DATA SEGMENT:
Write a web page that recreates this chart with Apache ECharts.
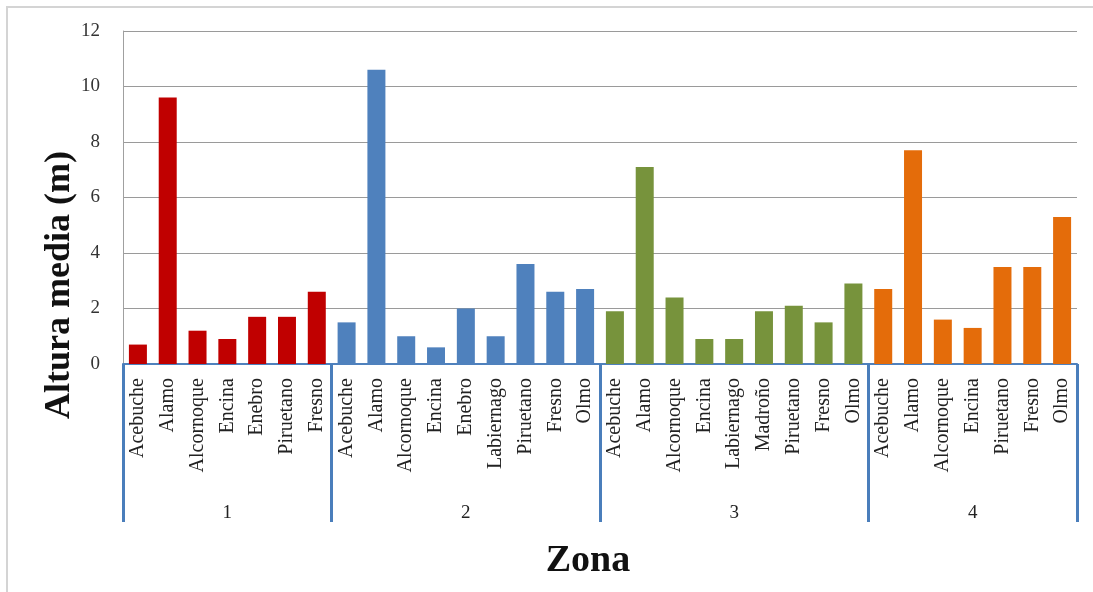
<!DOCTYPE html>
<html>
<head>
<meta charset="utf-8">
<script src="https://cdn.jsdelivr.net/npm/echarts@6/dist/echarts.min.js"></script>
<style>
html, body { margin: 0; padding: 0; background: #fff; }
#mainArea { width: 1093px; height: 592px; }
</style>
</head>
<body>
<div id="mainArea"></div>
<script>
var zoneNames = ['1', '2', '3', '4'];
var zoneColors = ['#c00000', '#4f81bd', '#77933c', '#e46c0a'];

var zone1Species = ['Acebuche', 'Alamo', 'Alcornoque', 'Encina', 'Enebro', 'Piruetano', 'Fresno'];
var zone1Values = [0.7, 9.6, 1.2, 0.9, 1.7, 1.7, 2.6];

var zone2Species = ['Acebuche', 'Alamo', 'Alcornoque', 'Encina', 'Enebro', 'Labiernago', 'Piruetano', 'Fresno', 'Olmo'];
var zone2Values = [1.5, 10.6, 1.0, 0.6, 2.0, 1.0, 3.6, 2.6, 2.7];

var zone3Species = ['Acebuche', 'Alamo', 'Alcornoque', 'Encina', 'Labiernago', 'Madroño', 'Piruetano', 'Fresno', 'Olmo'];
var zone3Values = [1.9, 7.1, 2.4, 0.9, 0.9, 1.9, 2.1, 1.5, 2.9];

var zone4Species = ['Acebuche', 'Alamo', 'Alcornoque', 'Encina', 'Piruetano', 'Fresno', 'Olmo'];
var zone4Values = [2.7, 7.7, 1.6, 1.3, 3.5, 3.5, 5.3];

var yTicks = [0, 2, 4, 6, 8, 10, 12];

var serif = '"Liberation Serif", "DejaVu Serif", serif';

// flatten the zones into one category axis
var zoneSpecies = [zone1Species, zone2Species, zone3Species, zone4Species];
var zoneValues = [zone1Values, zone2Values, zone3Values, zone4Values];
var categories = [];
var barData = [];
var zoneLabels = [];
var zoneStarts = [];
for (var z = 0; z < zoneSpecies.length; z++) {
	zoneStarts.push(categories.length);
	var mid = Math.floor(zoneSpecies[z].length / 2);
	for (var i = 0; i < zoneSpecies[z].length; i++) {
		categories.push(zoneSpecies[z][i]);
		barData.push({ value: zoneValues[z][i], itemStyle: { color: zoneColors[z] } });
		zoneLabels.push(i === mid ? zoneNames[z] : '');
	}
}

var myChart = echarts.init(document.getElementById('mainArea'));
var option = {
	animation: false,
	grid: { left: 123, right: 16, top: 31, bottom: 228, containLabel: false },
	graphic: [
		{
			type: 'rect',
			shape: { x: 7, y: 7, width: 1120, height: 640 },
			style: { fill: 'none', stroke: '#d4d4d4', lineWidth: 2 },
			silent: true
		},
		{
			type: 'text',
			x: 60, y: 285,
			rotation: Math.PI / 2,
			style: {
				text: 'Altura media (m)',
				font: 'bold 36px ' + serif,
				fill: '#111',
				align: 'center',
				verticalAlign: 'middle'
			}
		},
		{
			type: 'text',
			x: 588, y: 561,
			style: {
				text: 'Zona',
				font: 'bold 38px ' + serif,
				fill: '#111',
				align: 'center',
				verticalAlign: 'middle'
			}
		}
	],
	xAxis: [
		{
			type: 'category',
			data: categories,
			axisLine: { show: true, lineStyle: { color: '#4f81bd', width: 2 } },
			axisTick: {
				show: true,
				alignWithLabel: false,
				length: 158,
				lineStyle: { color: '#4a7ebb', width: 3 },
				interval: function (index) { return zoneStarts.indexOf(index) >= 0; }
			},
			axisLabel: {
				interval: 0,
				rotate: 90,
				margin: 14,
				fontFamily: serif,
				fontSize: 20,
				color: '#222'
			}
		},
		{
			type: 'category',
			position: 'bottom',
			data: categories,
			axisLine: { show: false },
			axisTick: { show: false },
			axisLabel: {
				interval: 0,
				margin: 140,
				fontFamily: serif,
				fontSize: 19,
				color: '#222',
				formatter: function (value, index) { return zoneLabels[index]; }
			}
		}
	],
	yAxis: {
		type: 'value',
		min: yTicks[0],
		max: yTicks[yTicks.length - 1],
		interval: 2,
		axisLine: { show: true, lineStyle: { color: '#a0a0a0', width: 1 } },
		axisTick: { show: false },
		axisLabel: { margin: 23, fontFamily: serif, fontSize: 19, color: '#333' },
		splitLine: { lineStyle: { color: '#9a9a9a', width: 1 } }
	},
	series: [
		{
			type: 'bar',
			data: barData,
			barWidth: 18,
			xAxisIndex: 0
		}
	]
};
myChart.setOption(option);
</script>
</body>
</html>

REQUIREMENTS:
Set down the complete material exactly, but do not include the images.

COMPLETE ANSWER:
Write a web page that recreates this chart with Apache ECharts.
<!DOCTYPE html>
<html>
<head>
<meta charset="utf-8">
<script src="https://cdn.jsdelivr.net/npm/echarts@6/dist/echarts.min.js"></script>
<style>
html, body { margin: 0; padding: 0; background: #fff; }
#mainArea { width: 1093px; height: 592px; }
</style>
</head>
<body>
<div id="mainArea"></div>
<script>
var zoneNames = ['1', '2', '3', '4'];
var zoneColors = ['#c00000', '#4f81bd', '#77933c', '#e46c0a'];

var zone1Species = ['Acebuche', 'Alamo', 'Alcornoque', 'Encina', 'Enebro', 'Piruetano', 'Fresno'];
var zone1Values = [0.7, 9.6, 1.2, 0.9, 1.7, 1.7, 2.6];

var zone2Species = ['Acebuche', 'Alamo', 'Alcornoque', 'Encina', 'Enebro', 'Labiernago', 'Piruetano', 'Fresno', 'Olmo'];
var zone2Values = [1.5, 10.6, 1.0, 0.6, 2.0, 1.0, 3.6, 2.6, 2.7];

var zone3Species = ['Acebuche', 'Alamo', 'Alcornoque', 'Encina', 'Labiernago', 'Madroño', 'Piruetano', 'Fresno', 'Olmo'];
var zone3Values = [1.9, 7.1, 2.4, 0.9, 0.9, 1.9, 2.1, 1.5, 2.9];

var zone4Species = ['Acebuche', 'Alamo', 'Alcornoque', 'Encina', 'Piruetano', 'Fresno', 'Olmo'];
var zone4Values = [2.7, 7.7, 1.6, 1.3, 3.5, 3.5, 5.3];

var yTicks = [0, 2, 4, 6, 8, 10, 12];

var serif = '"Liberation Serif", "DejaVu Serif", serif';

// flatten the zones into one category axis
var zoneSpecies = [zone1Species, zone2Species, zone3Species, zone4Species];
var zoneValues = [zone1Values, zone2Values, zone3Values, zone4Values];
var categories = [];
var barData = [];
var zoneLabels = [];
var zoneStarts = [];
for (var z = 0; z < zoneSpecies.length; z++) {
	zoneStarts.push(categories.length);
	var mid = Math.floor(zoneSpecies[z].length / 2);
	for (var i = 0; i < zoneSpecies[z].length; i++) {
		categories.push(zoneSpecies[z][i]);
		barData.push({ value: zoneValues[z][i], itemStyle: { color: zoneColors[z] } });
		zoneLabels.push(i === mid ? zoneNames[z] : '');
	}
}

var myChart = echarts.init(document.getElementById('mainArea'));
var option = {
	animation: false,
	grid: { left: 123, right: 16, top: 31, bottom: 228, containLabel: false },
	graphic: [
		{
			type: 'rect',
			shape: { x: 7, y: 7, width: 1120, height: 640 },
			style: { fill: 'none', stroke: '#d4d4d4', lineWidth: 2 },
			silent: true
		},
		{
			type: 'text',
			x: 60, y: 285,
			rotation: Math.PI / 2,
			style: {
				text: 'Altura media (m)',
				font: 'bold 36px ' + serif,
				fill: '#111',
				align: 'center',
				verticalAlign: 'middle'
			}
		},
		{
			type: 'text',
			x: 588, y: 561,
			style: {
				text: 'Zona',
				font: 'bold 38px ' + serif,
				fill: '#111',
				align: 'center',
				verticalAlign: 'middle'
			}
		}
	],
	xAxis: [
		{
			type: 'category',
			data: categories,
			axisLine: { show: true, lineStyle: { color: '#4f81bd', width: 2 } },
			axisTick: {
				show: true,
				alignWithLabel: false,
				length: 158,
				lineStyle: { color: '#4a7ebb', width: 3 },
				interval: function (index) { return zoneStarts.indexOf(index) >= 0; }
			},
			axisLabel: {
				interval: 0,
				rotate: 90,
				margin: 14,
				fontFamily: serif,
				fontSize: 20,
				color: '#222'
			}
		},
		{
			type: 'category',
			position: 'bottom',
			data: categories,
			axisLine: { show: false },
			axisTick: { show: false },
			axisLabel: {
				interval: 0,
				margin: 140,
				fontFamily: serif,
				fontSize: 19,
				color: '#222',
				formatter: function (value, index) { return zoneLabels[index]; }
			}
		}
	],
	yAxis: {
		type: 'value',
		min: yTicks[0],
		max: yTicks[yTicks.length - 1],
		interval: 2,
		axisLine: { show: true, lineStyle: { color: '#a0a0a0', width: 1 } },
		axisTick: { show: false },
		axisLabel: { margin: 23, fontFamily: serif, fontSize: 19, color: '#333' },
		splitLine: { lineStyle: { color: '#9a9a9a', width: 1 } }
	},
	series: [
		{
			type: 'bar',
			data: barData,
			barWidth: 18,
			xAxisIndex: 0
		}
	]
};
myChart.setOption(option);
</script>
</body>
</html>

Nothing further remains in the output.